Em formas televisivas ou fílmicas, além da evidência existe a vantagem das figuras em movimento, inclusive e sobretudo no campo da face. Esta última tem sido um meio de estudos filosóficos, artísticos (especialmente no teatro), políticos importantes. Em momentos pouco felizes da ciência, como nas teses avançadas por Lombroso, a cara revelaria o caráter das pessoas, suas mazelas escondidas. Em outro sentido, Diderot, pai das Luzes democráticas, utilizou muito o livro de Le Brun sobre as paixões reveladas na face. Charles Darwin tem um contributo relevante para o tema. As tentativas de velar a linguagem do rosto, desde a mais remota vida em sociedade, encontram nas máscaras o seu grande instrumento. Um capítulo essencial do clássicoMassa e Poder traz análises profundas de Elias Canetti sobre a maquiavélica dissimulação permitida ao poderoso mascarado.

Os bisonhos e incultos políticos brasileiros não controlam a técnica do mascaramento.
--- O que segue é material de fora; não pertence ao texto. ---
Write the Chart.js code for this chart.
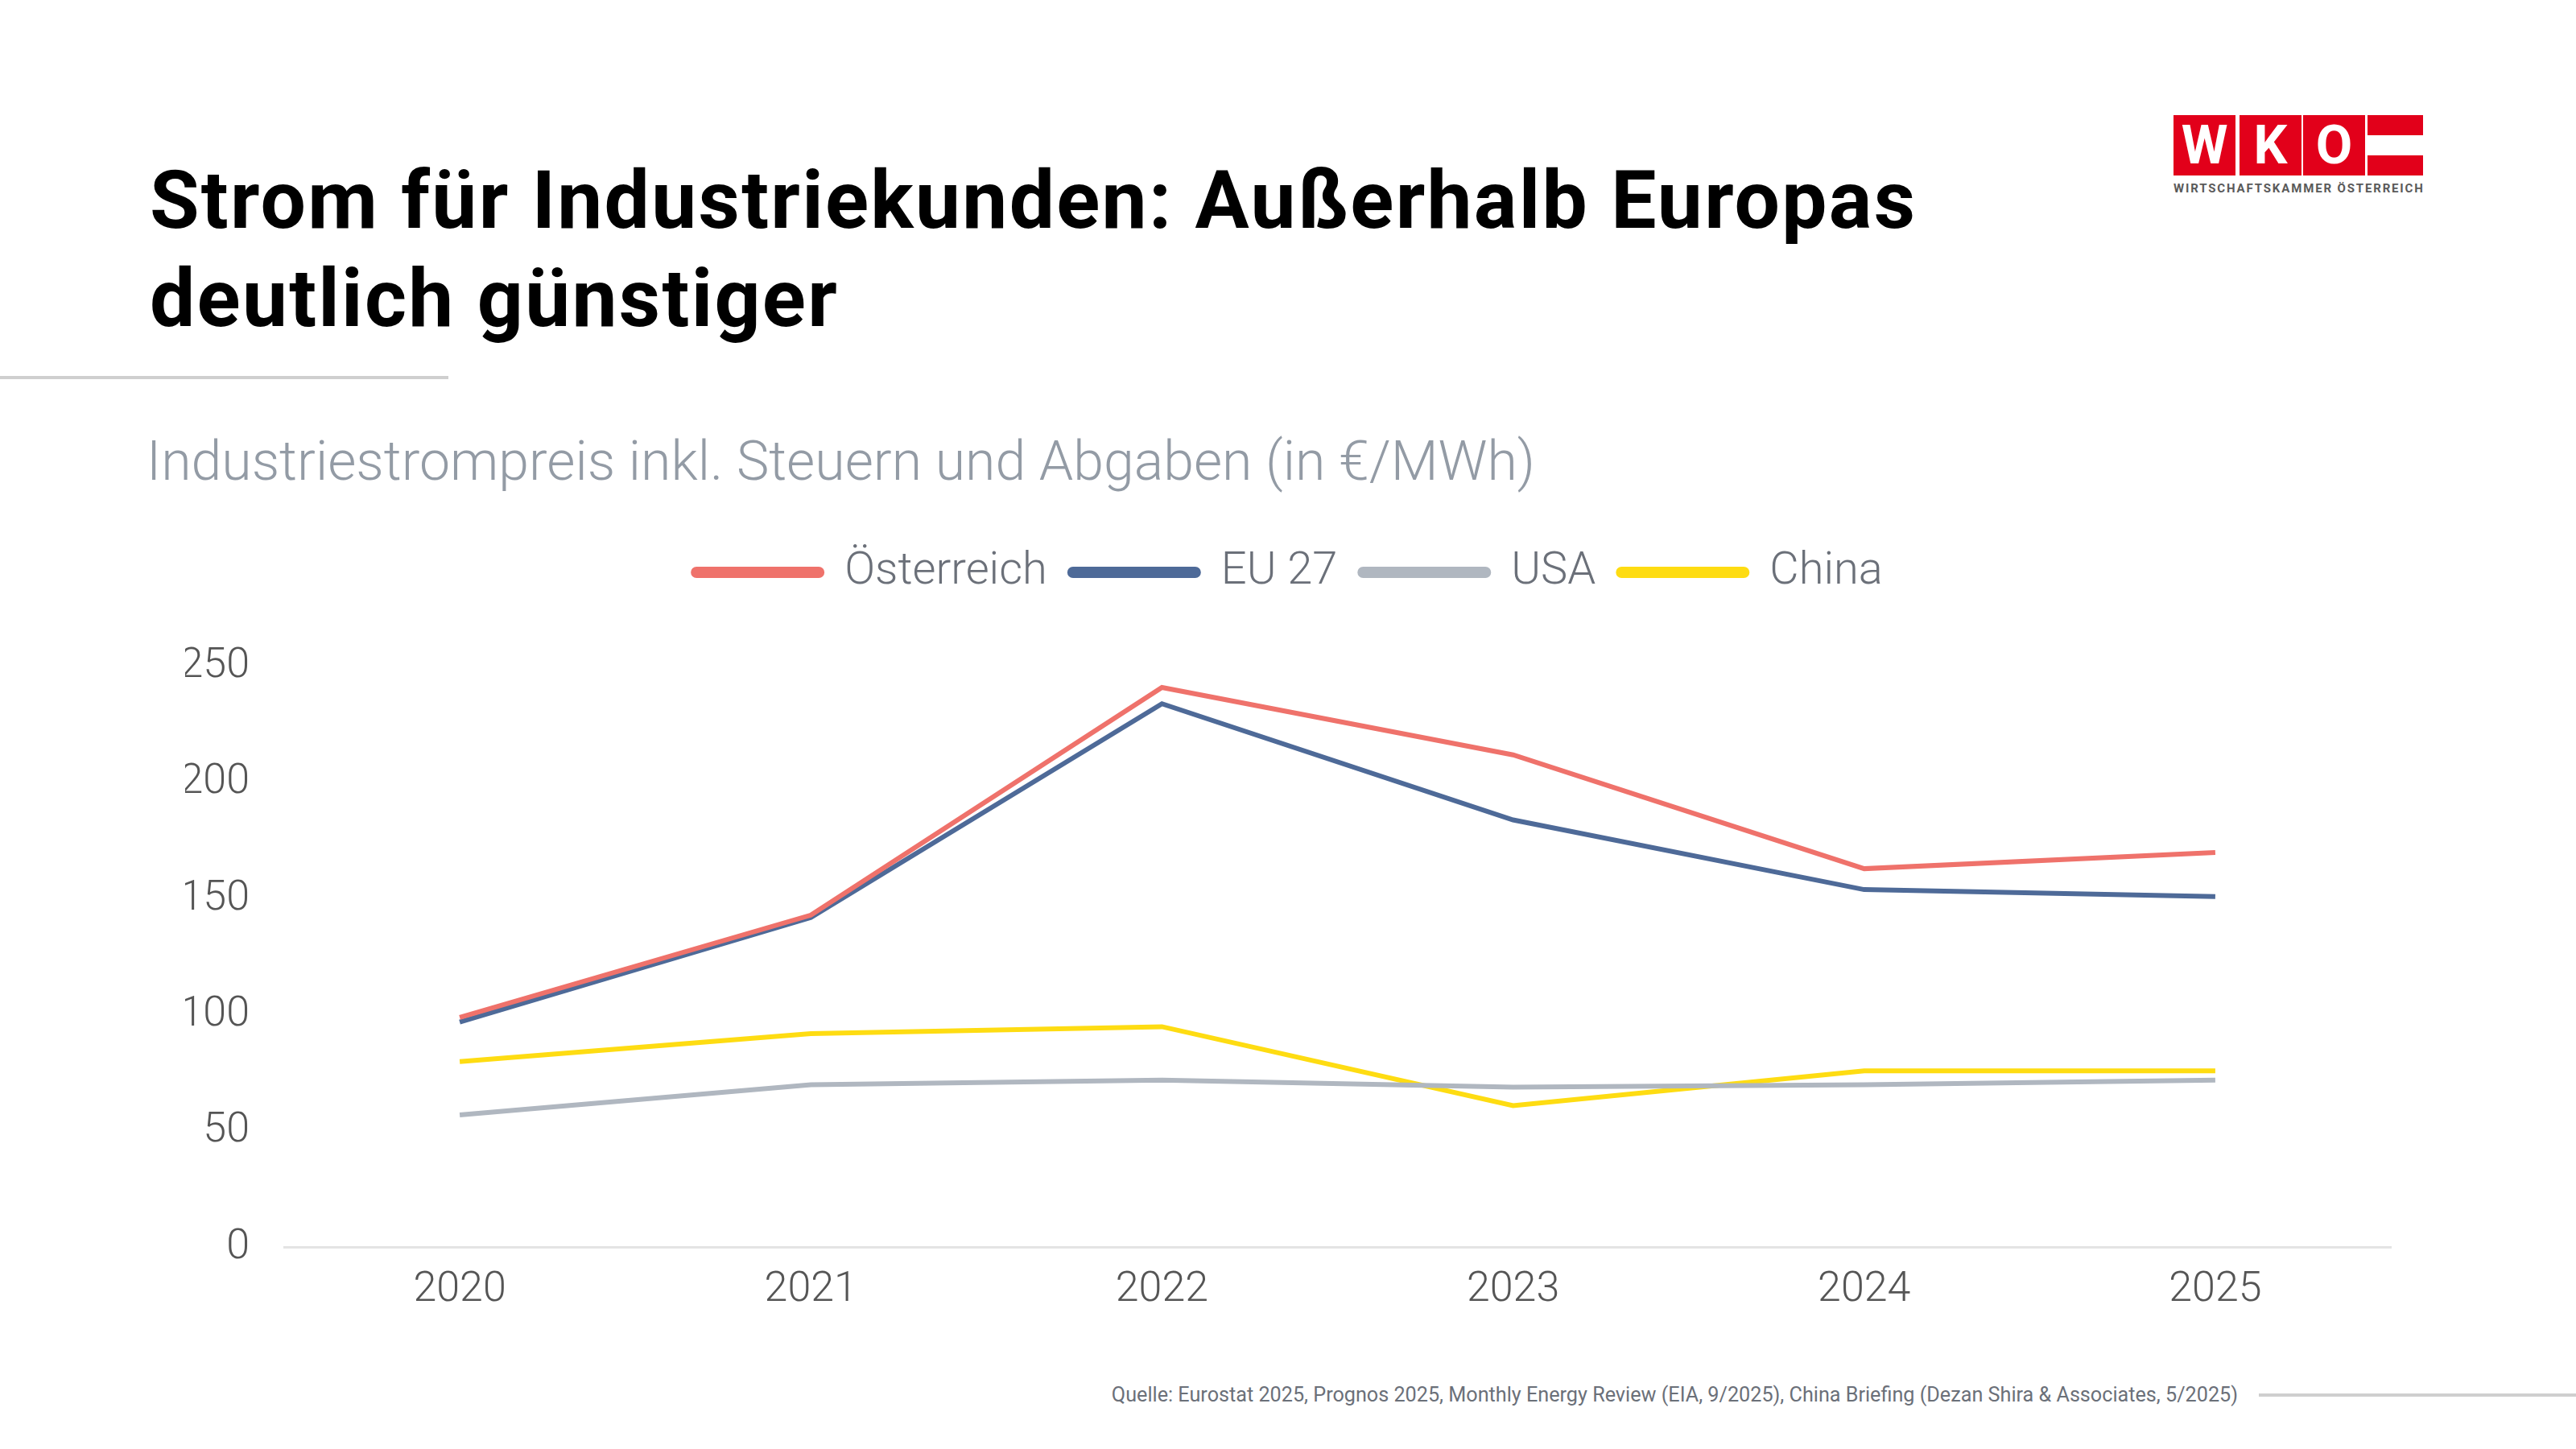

A sua maioria exibe sem nenhum pudor o que lhe vai nas entranhas, confiante na impunidade trazida pelo indecente privilégio de foro.

No dia 23 de novembro último, O Estado de S. Pauloapresentou na primeira página uma foto estarrecedora. Deputados riem às escâncaras em companhia do então ministro Geddel Vieira Lima. Este proclamara que “não havia nada de imoral” em conversar sobre assuntos privados com um colega, em proveito próprio. O quadro exibido no jornal mostra explícito deboche das leis e do povo soberano. Temos nele uma visão completa das pessoas que dominam nossas instituições políticas. Segundo Milan Kundera, “o riso é o domínio do diabo”. Nem todo riso, no entanto. Existe, diz ainda o romancista, o riso dos anjos, movido pela admiração da bela ordem dada ao universo pelo ser divino. A gargalhada demoníaca mostra a quebra daquele ordenamento, o absurdo entronizado nas coisas mundanas (O Livro do Riso e do Esquecimento). A pândega dos deputados, a zombaria e o desprezo pelos cidadãos comuns, traz o selo do Coisa Ruim, do Não-sei-que-diga. Renan Calheiros piorou a dose ao reduzir o episódio a um caso de hermenêutica. Caolha como todas as demais por ele efetivadas, sobretudo no plano da ética pública.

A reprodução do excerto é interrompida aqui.